ECDSA key fingerprint is b1:fb:be:19:ef:2e:3e:b9:e8:da:f5:72:27:3b:41:b4.
Are you sure you want to continue connecting (yes/no)?

I believe that the correct response to that prompt is, in many cases, 'no'.

Let us set aside common problems
  1. even security specialists (who should definitely know better) tend to burn through this message, and just connect
  2. even security-conscious system administrators often fail to appreciate the fact that key fingerprints have to be communicated to users out-of-band, or they have no effective means of doing so
  3. Point 2 is an artifact of SSH having no concept of a third party vouching for the authenticity of a host certificate, as HTTPS does (though there are huge problems with this as well)
What it comes down to is part of the trust basis lies in files with /etc/ssh. Public and private keys, server configuration, key revocations, are all in here. Files in $HOME/.ssh serve as a modifier. $HOME/.ssh/known_hosts is as critical as any other file in this system.

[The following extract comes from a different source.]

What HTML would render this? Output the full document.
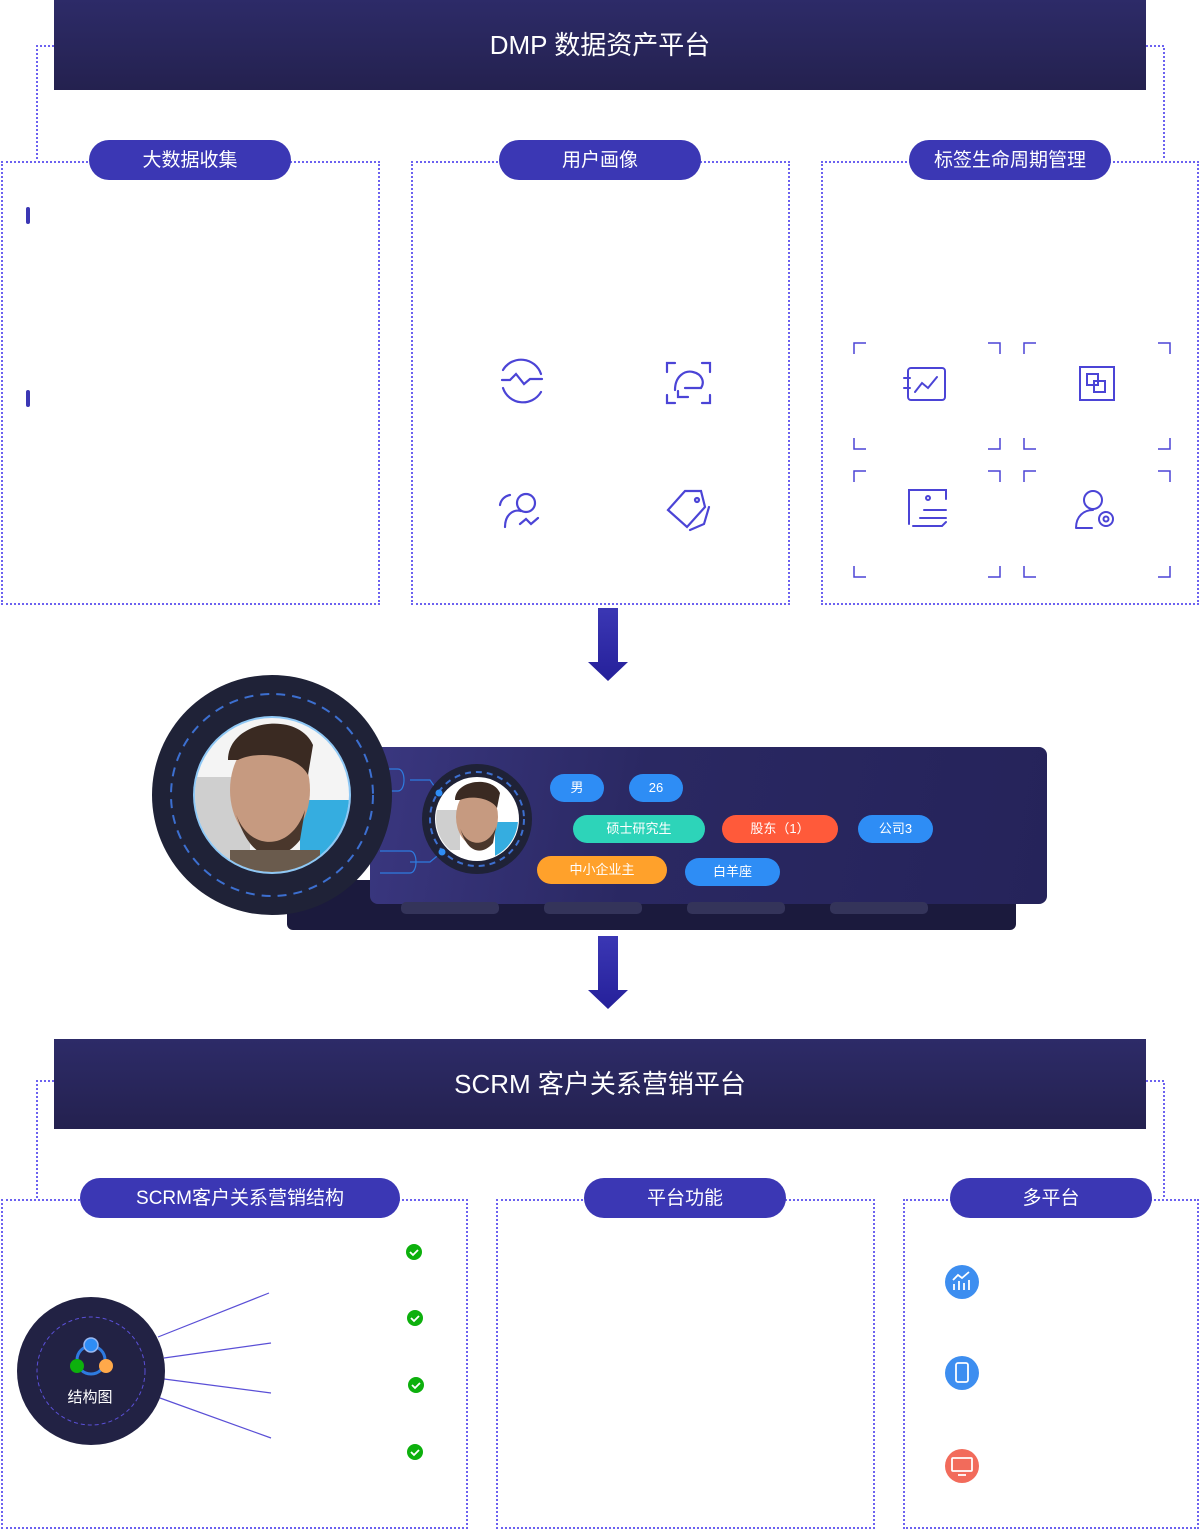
<!DOCTYPE html>
<html><head><meta charset="utf-8"><style>
body{margin:0;background:#fff;font-family:"Liberation Sans","Noto Sans CJK SC",sans-serif;}
.w{position:relative;width:1200px;height:1529px;overflow:hidden}
.a{position:absolute}
.hdr{background:linear-gradient(#2d2b68,#24214f);color:#fff;font-size:26px;text-align:center;line-height:90px;height:90px;left:54px;width:1092px}
.box{border:2px dotted #6c62f0;box-sizing:border-box}
.pill{background:#3b37b4;color:#fff;border-radius:20px;height:40px;line-height:42px;text-align:center;font-size:19px}
.tag{color:#fff;border-radius:14px;height:28px;line-height:28px;text-align:center;font-size:13px}
</style></head><body><div class="w">
<svg class="a" style="left:0;top:0" width="1200" height="1529">
<g fill="none" stroke="#6c62f0" stroke-width="2" stroke-dasharray="2 2">
<path d="M54 46H37V160M1146 46H1164V160M54 1081H37V1198M1146 1081H1164V1198"/>
</g>
</svg>
<div class="a hdr" style="top:0px">DMP 数据资产平台</div>
<div class="a hdr" style="top:1039px">SCRM 客户关系营销平台</div>

<div class="a box" style="left:1px;top:161px;width:379px;height:444px"></div>
<div class="a box" style="left:411px;top:161px;width:379px;height:444px"></div>
<div class="a box" style="left:821px;top:161px;width:378px;height:444px"></div>
<div class="a pill" style="left:89px;top:140px;width:202px">大数据收集</div>
<div class="a pill" style="left:499px;top:140px;width:202px">用户画像</div>
<div class="a pill" style="left:909px;top:140px;width:202px">标签生命周期管理</div>

<div class="a box" style="left:1px;top:1199px;width:467px;height:330px"></div>
<div class="a box" style="left:496px;top:1199px;width:379px;height:330px"></div>
<div class="a box" style="left:903px;top:1199px;width:296px;height:330px"></div>
<div class="a pill" style="left:80px;top:1178px;width:320px">SCRM客户关系营销结构</div>
<div class="a pill" style="left:584px;top:1178px;width:202px">平台功能</div>
<div class="a pill" style="left:950px;top:1178px;width:202px">多平台</div>

<div class="a" style="left:26px;top:207px;width:4px;height:17px;background:#3b37b4;border-radius:2px"></div>
<div class="a" style="left:26px;top:390px;width:4px;height:17px;background:#3b37b4;border-radius:2px"></div>

<!-- profile card -->
<div class="a" style="left:287px;top:880px;width:729px;height:50px;background:#1b1a3d;border-radius:6px"></div>
<div class="a" style="left:370px;top:747px;width:677px;height:157px;background:linear-gradient(100deg,#3a3780,#2a2862 40%,#25235a);border-radius:8px"></div>

<svg class="a" style="left:0;top:0" width="1200" height="1529">
<defs><linearGradient id="ar" x1="0" y1="0" x2="0" y2="1"><stop offset="0" stop-color="#3b37b4"/><stop offset="1" stop-color="#25209a"/></linearGradient>
<clipPath id="c1"><circle cx="272" cy="795" r="77"/></clipPath>
<clipPath id="c2"><circle cx="477" cy="819" r="41"/></clipPath></defs>
<path d="M598 608h20v54h10l-20 19-20-19h10z" fill="url(#ar)"/>
<path d="M598 936h20v54h10l-20 19-20-19h10z" fill="url(#ar)"/>
<g fill="#34345a"><rect x="401" y="902" width="98" height="12" rx="5"/><rect x="544" y="902" width="98" height="12" rx="5"/><rect x="687" y="902" width="98" height="12" rx="5"/><rect x="830" y="902" width="98" height="12" rx="5"/></g>
<path d="M388 769h10c8 0 8 22 0 22h-10M380 851h30c8 0 8 22 0 22h-30M410 780h20l9 13M410 862h20l12-10" fill="none" stroke="#2e7be0" stroke-width="1.2"/>
<circle cx="272" cy="795" r="120" fill="#1f2237"/>
<circle cx="272" cy="795" r="101" fill="none" stroke="#3c6fd0" stroke-width="2" stroke-dasharray="9 7"/>
<circle cx="272" cy="795" r="79" fill="#8fc8f5"/>
<g clip-path="url(#c1)"><rect x="190" y="715" width="170" height="170" fill="#f4f4f4"/><rect x="190" y="777" width="60" height="100" fill="#cfcfcf"/><rect x="300" y="800" width="60" height="80" fill="#35ade0"/>
<ellipse cx="270" cy="790" rx="40" ry="55" fill="#c69a80"/><path d="M228 760c0-40 70-50 85-15l-5 30c-10-20-50-25-70-15z" fill="#3a2a22"/><path d="M235 810c10 40 55 45 70 0l-5 30c-20 25-50 25-65-30z" fill="#4a372c"/><rect x="230" y="850" width="90" height="40" fill="#6a5b4d"/></g>
<circle cx="477" cy="819" r="55" fill="#1f2237"/>
<circle cx="477" cy="819" r="47" fill="none" stroke="#3c6fd0" stroke-width="2" stroke-dasharray="6 5"/>
<circle cx="477" cy="819" r="42" fill="#fff"/>
<g clip-path="url(#c2)"><rect x="435" y="810" width="25" height="40" fill="#cfcfcf"/><rect x="495" y="822" width="30" height="40" fill="#35ade0"/><ellipse cx="477" cy="817" rx="21" ry="29" fill="#c69a80"/><path d="M455 800c0-20 37-25 45-7l-3 15c-6-10-26-13-37-8z" fill="#3a2a22"/><path d="M460 827c5 20 28 22 36 0l-3 16c-10 12-26 12-33-16z" fill="#4a372c"/></g>
<circle cx="439" cy="793" r="3.5" fill="#2e8df5"/><circle cx="442" cy="852" r="3.5" fill="#2e8df5"/>

<g fill="none" stroke="#4b44d6" stroke-width="2.2" stroke-linecap="round">
<path d="M503 370a21 21 0 0 1 38 4M541 392a21 21 0 0 1-38-4M502 380h8l6-6 8 10 6-5h12"/>
<path d="M667 372v-9h8M702 363h8v9M667 395v8h8M702 403h8v-8M675 390c0-14 10-20 18-18 9 2 12 10 8 16h-16M678 391v6h10"/>
<circle cx="526" cy="503" r="9"/><path d="M505 527c0-12 8-18 16-16M500 505a12 12 0 0 1 10-10M520 524l6-5 5 5 7-6"/>
<path d="M668 510l17-19h16l4 16-18 20z"/><path d="M690 530l14-6 5-17"/><circle cx="697" cy="500" r="2"/>
</g>
<g fill="none" stroke="#4b44d6" stroke-width="1.5">
<path d="M854 354v-11h12M988 343h12v11M854 438v11h12M988 449h12v-11"/>
<path d="M1024 354v-11h12M1158 343h12v11M1024 438v11h12M1158 449h12v-11"/>
<path d="M854 482v-11h12M988 471h12v11M854 566v11h12M988 577h12v-11"/>
<path d="M1024 482v-11h12M1158 471h12v11M1024 566v11h12M1158 577h12v-11"/>
</g>
<g fill="none" stroke="#4b44d6" stroke-width="2" stroke-linecap="round">
<rect x="908" y="368" width="37" height="32" rx="3"/><path d="M915 392l7-9 6 5 9-11"/><path d="M904 378h6M904 388h6"/>
<rect x="1080" y="367" width="34" height="33"/><rect x="1087" y="374" width="11" height="11"/><rect x="1094" y="381" width="11" height="11"/>
<path d="M909 524v-34h37v9M920 518h26M924 510h22M946 522l-4 4H913" /><circle cx="928" cy="498" r="2"/>
<circle cx="1093" cy="500" r="9"/><path d="M1076 528c0-12 8-18 17-18M1076 528h16"/><circle cx="1106" cy="519" r="7"/><circle cx="1106" cy="519" r="2.5"/>
</g>

<g stroke="#5a4fd6" stroke-width="1.2"><path d="M158 1337l111-44M164 1358l107-15M164 1379l107 14M160 1398l111 40"/></g>
<circle cx="91" cy="1371" r="74" fill="#222244"/>
<circle cx="91" cy="1371" r="54" fill="none" stroke="#5a4fd6" stroke-width="1" stroke-dasharray="4 3"/>
<circle cx="91" cy="1360" r="14" fill="none" stroke="#2e7be0" stroke-width="3"/>
<circle cx="91" cy="1345" r="7" fill="#2e8df5" stroke="#9ab8f0" stroke-width="1.5"/><circle cx="77" cy="1366" r="7" fill="#0db00d"/><circle cx="106" cy="1366" r="7" fill="#ffa94a"/>
<text x="90" y="1402" fill="#fff" font-size="15" text-anchor="middle" font-family="Liberation Sans,Noto Sans CJK SC,sans-serif">结构图</text>
<g fill="#0db00d"><circle cx="414" cy="1252" r="8"/><circle cx="415" cy="1318" r="8"/><circle cx="416" cy="1385" r="8"/><circle cx="415" cy="1452" r="8"/></g>
<g fill="none" stroke="#fff" stroke-width="1.8"><path d="M410 1252l3 3 5-5M411 1318l3 3 5-5M412 1385l3 3 5-5M411 1452l3 3 5-5"/></g>
<circle cx="962" cy="1282" r="17" fill="#3d8ef0"/><circle cx="962" cy="1373" r="17" fill="#3d8ef0"/><circle cx="962" cy="1466" r="17" fill="#f26b5b"/>
<g fill="none" stroke="#fff" stroke-width="1.8"><path d="M954 1290v-6M959 1290v-9M964 1290v-7M969 1290v-10M953 1280l5-5 4 3 7-6"/><rect x="956" y="1363" width="12" height="19" rx="2"/><rect x="952" y="1458" width="20" height="13" rx="1"/><path d="M958 1475h8"/></g>
</svg>

<div class="a tag" style="left:550px;top:774px;width:54px;background:#2e8df5">男</div>
<div class="a tag" style="left:629px;top:774px;width:54px;background:#2e8df5">26</div>
<div class="a tag" style="left:573px;top:815px;width:132px;background:#2dd4b9">硕士研究生</div>
<div class="a tag" style="left:722px;top:815px;width:116px;background:#ff5a3a">股东（1）</div>
<div class="a tag" style="left:858px;top:815px;width:75px;background:#2e8df5">公司3</div>
<div class="a tag" style="left:537px;top:856px;width:130px;background:#ffa12b">中小企业主</div>
<div class="a tag" style="left:685px;top:858px;width:95px;background:#2e8df5">白羊座</div>
</div></body></html>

Perhaps more so, as known_hosts replaces the entire functionality of third-parties guaranteeing (unreliably, in the case of TLS) that a server is, in fact, the machine you think you are connecting to. 

So, an ssh user correctly or incorrectly trusts that the connection target is correct, and now, in the light of recent NSA revelations, we have to think about crypto, which leads us to the ECDSA key fingerprint seen above. Bruce Schneier believes that elliptic curve crypto was deliberately weakened by NSA, at least in a TLS context. Like most security practitioners, I believe him to be trustworthy, in the sense that he might be incorrect, though he is extremely knowledgeable, but he would not intentionally mislead anyone. OpenSSH originates from Theo de Raadt's OpenBSD project, and I also regard Theo de Raadt as trustworthy, for the same reasons.

Practitioners might then look at changelogs for their SSH system, or do code reviews. This is an obvious win for transparency, versus binary-only systems, but we do not often have time to do careful evaluations, and make carefully calibrated decisions.

The greatest safety, then, would lie with systems that allow configuration files to be pushed. This is a powerful argument against ad-hoc deployments, if another was needed. It does not, however, provide insight into which machines may have been vulnerable, and for what span of time.

It is difficult to know where critical data resides--my take is that in most enterprises, this is not a solveable problem. A lack of knowledge of vulnerability windows only compounds the issue, and only continuous audit techniques can generate the trustworthy data required to even begin to evaluate risk.